Pest control provider Rollins (ROL 2.12%) reported first-quarter results on Thursday, April 24, that outpaced revenue estimates and matched on adjusted earnings per share expectations. On a cautionary note, Rollins GAAP-based EPS of $0.19 fell just short of analyst estimates of $0.20 but still came in ahead of a $0.18 EPS in 2023's Q1.

This quarter underscored the efficacy of Rollins' strategic expansion efforts and it showcased the company's continued focus on operational efficiency. Rollins is setting a tone of robust growth.

Earnings summary

Metric Q1 2024 Analysts Estimate Q1 2023 Change (YOY)
Revenue $748.3 million $739.1 million $658 million +13.7%
Free cash flow $120.3 million N/A $93.1 million +29.1%
Adjusted EPS $0.20 $0.20 $0.17 +17.6%
Operating income $132.4 million N/A $112.2 million +18%
Operating margin 17.7% N/A 17.1% +60 bps

Analyst source: FactSet via Xignite. EPS = Earnings per share. YOY = Year over year. bps = basis points.

A closer look at Rollins

Rollins, renowned for its pest control services, has cemented its market position through strategic acquisitions and a steadfast commitment to operational efficiency. This approach has enabled the company to expand its market reach and enhance service capabilities effectively.

A critical part of Rollins' business strategy is its aggressive acquisition tactic. With its dozens of acquisitions over the past three years, the company has significantly broadened its geographic footprint and service offerings. Coupled with investments in technology like the proprietary Business Operations Support System (BOSS), Rollins is not only growing but also improving its service delivery efficiency and customer satisfaction.

Quarter highlights

The first quarter of 2024 marked another period of strategic growth for Rollins. Notable was its 13.7% year-over-year revenue bump to $748 million, indicating strong demand for pest control services and successful integration of new acquisitions.
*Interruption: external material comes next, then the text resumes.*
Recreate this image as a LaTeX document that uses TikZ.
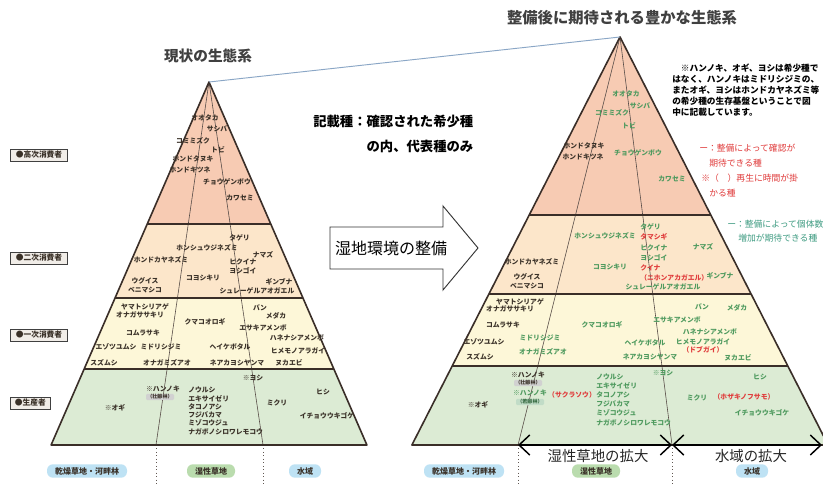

Despite a minor EPS miss on a GAAP basis, the company's adjusted earnings and a 60 basis point improvement in operating margin to 17.7% signal underlying operational strength. Free cash flow for the quarter came in at $120.3 million, a 29.1% jump from 2023's Q1. These financial metrics, which also included a substantial $47 million spent on acquisitions, illustrate Rollins' ongoing strategy to expand and solidify its market leadership through targeted purchases and internal improvements.

Looking ahead

Moving forward, Rollins management remains optimistic about its continued growth trajectory. The company's consistent investment in acquisitions, technology, and employee development underscores its commitment to maintaining a competitive edge. Investors should monitor how Rollins manages its EPS performance and integrates its acquisition spree into its broader operational framework. Given its track record, the company's endeavors in these areas will likely remain central to its growth strategy and market positioning.